HBI looks at Israeli women's struggle with segregation
Overflow crowd turns out for Markowicz Memorial Lecture on Gender and Human Rights
Requiring women to sit in the back of public buses in Israel is just one of a wide range of denigrating restrictions proposed in the name of religion, speakers told an overflow crowd at a program in Wasserman Cinemateque Monday evening. Sponsored by the Hadassah Brandeis Institute’s Project on Gender, Culture, Religion and the Law (GCRL), the evening brought light to many inequities.
Attempts have been made to create separate sidewalks, medical waiting rooms and cashiers for women, said Boston University School of Law professor Pnina Lahav, who delivered the fourth annual Diane Markowicz Memorial Lecture on Gender and Human Rights. In fact, Lahav told of a recent medical symposium on infertility, where doctors – all male – got together to discuss the female body, she said, “but pretend women have nothing to do with it.”
The event, attended by 350 guests, included the New England premiere of filmmaker Anat Zuria’s documentary “Black Bus,” which explores the rise of sex segregation in Orthodox life, followed by Lahav’s lecture, “The Woes of WOW: The Women of the Wall as a Metaphor for Israel-Diaspora Relations.”
When the Women of the Wall first tried to gather and pray at the Western Wall, which beginning in 1967 was prohibited, it “shot an arrow right through the heart of the Orthodoxy,” Lahav said, “and that hurt.”
They had requested to pray at the wall just .14 percent of the Jewish year and their “very modest demand was rebuffed.” When the women, who lost their battle in court, went to pray at the wall anyway, authorities stood by while women were assaulted, she said.
Co-founders of the GCRL Sylvia Neil and her husband Dan Fischel started the series in memory of her sister’s commitment to gender equality and social justice. When Neil’s parents took her and her sister to Israel to visit Orthodox family and friends in Israel, and had to dress accordingly.
“My sister, so wise, even then as a 14-year-old, said she never felt so naked as when she had to dress up from head to toe,” Neil said.
Twenty years later, Neil was one of the Women of the Wall, and had to endure the barrage of garbage that was thrown at her and her peers.
More than another two decades later, Neil said, she hopes Zuria’s film and Lahav’s lecture would move people to action against what Lisa Fishbayn Joffe, director of GCRL, called a “novel interpretation that goes against the ruling of 21st-century Jewish law.”
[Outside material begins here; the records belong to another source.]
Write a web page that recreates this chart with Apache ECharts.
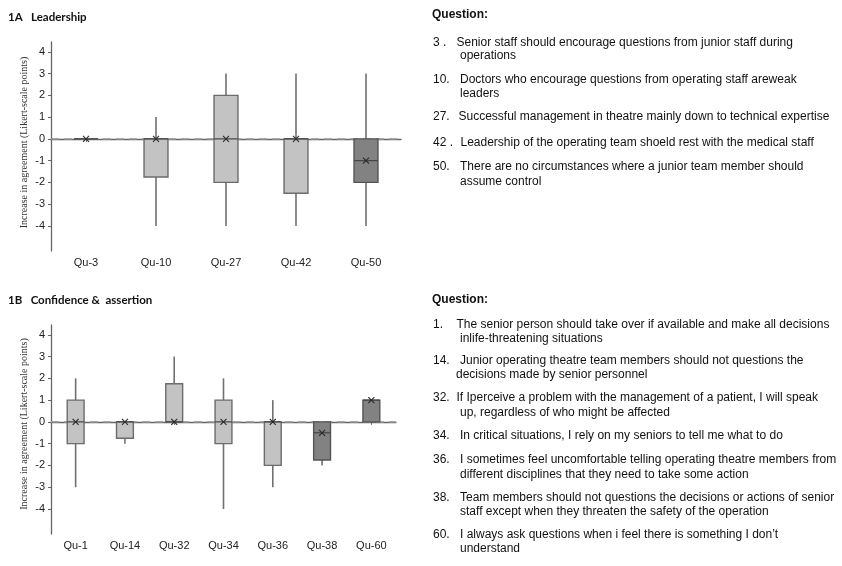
<!DOCTYPE html>
<html><head><meta charset="utf-8">
<script src="https://cdn.jsdelivr.net/npm/echarts@6/dist/echarts.min.js"></script>
<style>html,body{margin:0;padding:0;background:#fff}#c{width:842px;height:566px}</style>
</head><body><div id="c"></div>
<script>
// ---- Panel 1A: Leadership ----
const catsA = ['Qu-3', 'Qu-10', 'Qu-27', 'Qu-42', 'Qu-50'];
const lowA  = [0, -4, -4, -4, -4];
const q1A   = [0, -1.75, -2, -2.5, -2];
const medA  = [0, 0, 0, 0, -1];
const q3A   = [0, 0, 2, 0, 0];
const highA = [0, 1, 3, 3, 3];
const meanA = [0, 0, 0, 0, -1];
const darkA = [0, 0, 0, 0, 1];

// ---- Panel 1B: Confidence & assertion ----
const catsB = ['Qu-1', 'Qu-14', 'Qu-32', 'Qu-34', 'Qu-36', 'Qu-38', 'Qu-60'];
const lowB  = [-3, -1, 0, -4, -3, -2, 0];
const q1B   = [-1, -0.75, 0, -1, -2, -1.75, 0];
const medB  = [0, 0, 0, 0, 0, -0.5, 1];
const q3B   = [1, 0, 1.75, 1, 0, 0, 1];
const highB = [2, 0, 3, 2, 1, 0, 1];
const meanB = [0, 0, 0, 0, 0, -0.5, 1];
const darkB = [0, 0, 0, 0, 0, 1, 1];

const yTicks = [-4, -3, -2, -1, 0, 1, 2, 3, 4];

const questionsA = [
  ['3 .', 'Senior staff should encourage questions from junior staff during', 'operations'],
  ['10.', 'Doctors who encourage questions from operating staff areweak', 'leaders'],
  ['27.', 'Successful management in theatre mainly down to technical expertise', ''],
  ['42 .', 'Leadership of the operating team shoeld rest with the medical staff', ''],
  ['50.', 'There are no circumstances where a junior team member should', 'assume control']
];
const questionsB = [
  ['1.', 'The senior person should take over if available and make all decisions', 'inlife-threatening situations'],
  ['14.', 'Junior operating theatre team members should not questions the', 'decisions made by senior personnel'],
  ['32.', 'If Iperceive a problem with the management of a patient, I will speak', 'up, regardless of who might be affected'],
  ['34.', 'In critical situations, I rely on my seniors to tell me what to do', ''],
  ['36.', 'I sometimes feel uncomfortable telling operating theatre members from', 'different disciplines that they need to take some action'],
  ['38.', 'Team members should not questions the decisions or actions of senior', 'staff except when they threaten the safety of the operation'],
  ['60.', 'I always ask questions when i feel there is something I don\u2019t', 'understand']
];

function rows(cats, low, q1, med, q3, high, mean, dark) {
  return cats.map((c, i) => [i, low[i], q1[i], med[i], q3[i], high[i], mean[i], dark[i]]);
}

function renderBox(params, api) {
  const i = api.value(0);
  const band = api.size([1, 0])[0];
  const w = band * 0.342;
  const pLow = api.coord([i, api.value(1)]);
  const pQ1 = api.coord([i, api.value(2)]);
  const pMed = api.coord([i, api.value(3)]);
  const pQ3 = api.coord([i, api.value(4)]);
  const pHigh = api.coord([i, api.value(5)]);
  const pMean = api.coord([i, api.value(6)]);
  const dark = api.value(7) === 1;
  const x = pQ1[0];
  const s = 3;
  const children = [
    { type: 'line', shape: { x1: x, y1: pHigh[1], x2: x, y2: pLow[1] },
      style: { stroke: '#707070', lineWidth: 1.6 } },
    { type: 'rect', shape: { x: x - w / 2, y: pQ3[1], width: w, height: pQ1[1] - pQ3[1] },
      style: { fill: dark ? '#828282' : '#c3c3c3', stroke: dark ? '#555555' : '#6c6c6c', lineWidth: 1.4 } },
    { type: 'line', shape: { x1: x - w / 2, y1: pMed[1], x2: x + w / 2, y2: pMed[1] },
      style: { stroke: '#444444', lineWidth: 1.2 } },
    { type: 'line', shape: { x1: pMean[0] - s, y1: pMean[1] - s, x2: pMean[0] + s, y2: pMean[1] + s },
      style: { stroke: '#2a2a2a', lineWidth: 1.1 } },
    { type: 'line', shape: { x1: pMean[0] - s, y1: pMean[1] + s, x2: pMean[0] + s, y2: pMean[1] - s },
      style: { stroke: '#2a2a2a', lineWidth: 1.1 } }
  ];
  return { type: 'group', children: children };
}

const axisFont = 'Liberation Sans';
function xAxisCfg(cats, gi) {
  return {
    type: 'category', gridIndex: gi, data: cats,
    axisLine: { lineStyle: { color: '#666', width: 1.3 } },
    axisTick: { show: true, alignWithLabel: true, length: 3, lineStyle: { color: '#666' } },
    axisLabel: { color: '#222', fontSize: 11, fontFamily: axisFont, margin: 6 }
  };
}
function yAxisCfg(gi, pad) {
  return {
    type: 'value', gridIndex: gi, min: -5.15, max: 4.45,
    name: 'Increase in agreement (Likert-scale points)',
    nameLocation: 'middle', nameGap: 22,
    nameTextStyle: { fontFamily: 'Liberation Serif', fontSize: 10, color: '#333', padding: [0, 0, 0, pad] },
    axisLine: { show: true, lineStyle: { color: '#666', width: 1.3 } },
    axisTick: { show: true, length: 3, customValues: yTicks, lineStyle: { color: '#666' } },
    axisLabel: { customValues: yTicks, color: '#222', fontSize: 11, fontFamily: axisFont, margin: 6 },
    splitLine: { show: false }
  };
}

function zeroLine(xi, yi) {
  return {
    type: 'line', xAxisIndex: xi, yAxisIndex: yi, data: [], z: 1, silent: true,
    markLine: {
      silent: true, symbol: ['none', 'none'], label: { show: false }, z: 1,
      lineStyle: { color: '#959595', type: [8, 5], width: 1.5 },
      data: [{ yAxis: 0 }]
    }
  };
}

const graphics = [];
function addText(text, x, y, bold, size, family) {
  graphics.push({
    type: 'text', x: x, y: y, silent: true,
    style: { text: text, fill: '#111', fontSize: size, fontWeight: bold ? 'bold' : 'normal',
      fontFamily: family, verticalAlign: 'middle', align: 'left' }
  });
}
addText('1A   Leadership', 8, 17, true, 11.5, 'Lato');
addText('1B   Confidence &  assertion', 8, 300, true, 11.5, 'Lato');
addText('Question:', 432, 15, true, 12, 'Liberation Sans');
addText('Question:', 432, 300, true, 12, 'Liberation Sans');

const fs = 12;
const posA = [[43, 55.5], [80, 94], [116.5, 0], [142.5, 0], [166.5, 181.5]];
const xA = [[456.5, 460], [460, 460], [458.5, 460], [460.5, 460], [460, 460]];
questionsA.forEach((q, i) => {
  addText(q[0], 433, posA[i][0], false, fs, 'Liberation Sans');
  addText(q[1], xA[i][0], posA[i][0], false, fs, 'Liberation Sans');
  if (q[2]) addText(q[2], xA[i][1], posA[i][1], false, fs, 'Liberation Sans');
});
const posB = [[324.5, 338.5], [361, 375], [397.5, 412.5], [436, 0], [460, 475], [497.5, 512], [534.5, 549]];
const xB = [[456.5, 460], [460, 456], [456.5, 460], [460, 460], [460, 460], [460, 460], [460, 460]];
questionsB.forEach((q, i) => {
  addText(q[0], 433, posB[i][0], false, fs, 'Liberation Sans');
  addText(q[1], xB[i][0], posB[i][0], false, fs, 'Liberation Sans');
  if (q[2]) addText(q[2], xB[i][1], posB[i][1], false, fs, 'Liberation Sans');
});

const chart = echarts.init(document.getElementById('c'), null, { renderer: 'canvas' });
chart.setOption({
  animation: false,
  backgroundColor: '#fff',
  grid: [
    { left: 51, top: 42, width: 350, height: 209 },
    { left: 51, top: 325, width: 345, height: 209 }
  ],
  xAxis: [xAxisCfg(catsA, 0), xAxisCfg(catsB, 1)],
  yAxis: [yAxisCfg(0, 8), yAxisCfg(1, 11)],
  series: [
    zeroLine(0, 0),
    zeroLine(1, 1),
    {
      type: 'custom', xAxisIndex: 0, yAxisIndex: 0, z: 3,
      renderItem: renderBox,
      encode: { x: 0, y: [1, 2, 3, 4, 5, 6] },
      data: rows(catsA, lowA, q1A, medA, q3A, highA, meanA, darkA)
    },
    {
      type: 'custom', xAxisIndex: 1, yAxisIndex: 1, z: 3,
      renderItem: renderBox,
      encode: { x: 0, y: [1, 2, 3, 4, 5, 6] },
      data: rows(catsB, lowB, q1B, medB, q3B, highB, meanB, darkB)
    }
  ],
  graphic: graphics
});
</script></body></html>
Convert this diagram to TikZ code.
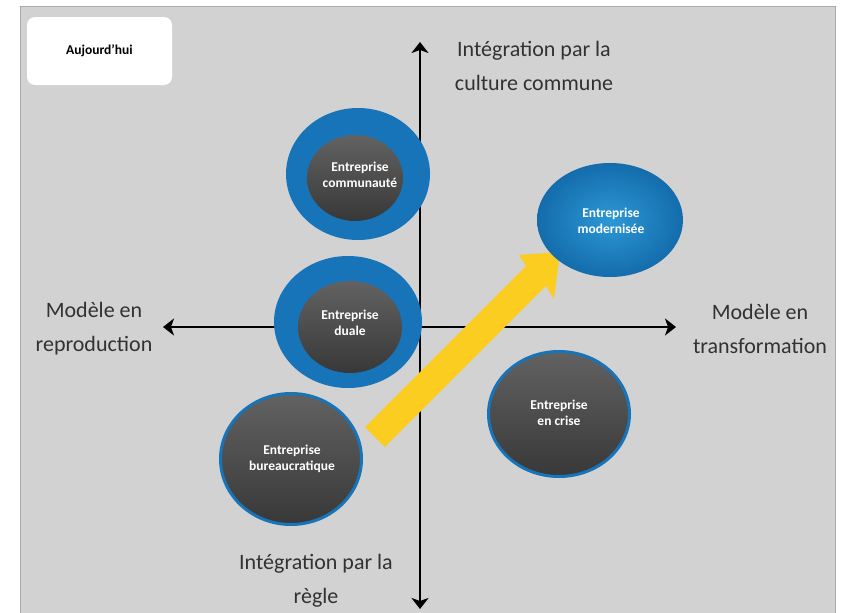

Though women have won their court battle against bus segregation, the courts noted that people would not, however, be stopped from voluntarily segregating, and so the social pressure and harassment continues.
Lahav noted many similarities in the two battles for equality, but said the dissimilarity lies in the public’s reaction.
“In bus segregation, the public rose to action,” Lahav said, adding that to end the inequality, “Each and every one of us must take a stand.
“American Jews have tremendous power. You are the 99 percent of the Jewish people,” she said. “Write letters, sign petitions… the state of Israel has an obligation to you. The wall also belongs to you.”
The event was cosponsored by the International Center for Ethics, Justice and Public Life; the Feminist Sexual Ethics Project, which is funded by a grant from the Ford Foundation; the Near Eastern and Judaic Studies Department; the Film Studies Department; the National Center for Jewish Film; Women's and Gender Studies; the Schusterman Center for Israel Studies and the Jewish Orthodox Feminist Alliance.
Hopeful for the future of women’s rights in religion, Lahav concluded: “Progress and Judaism are not like oil and water. On the contrary, they are like milk and honey.”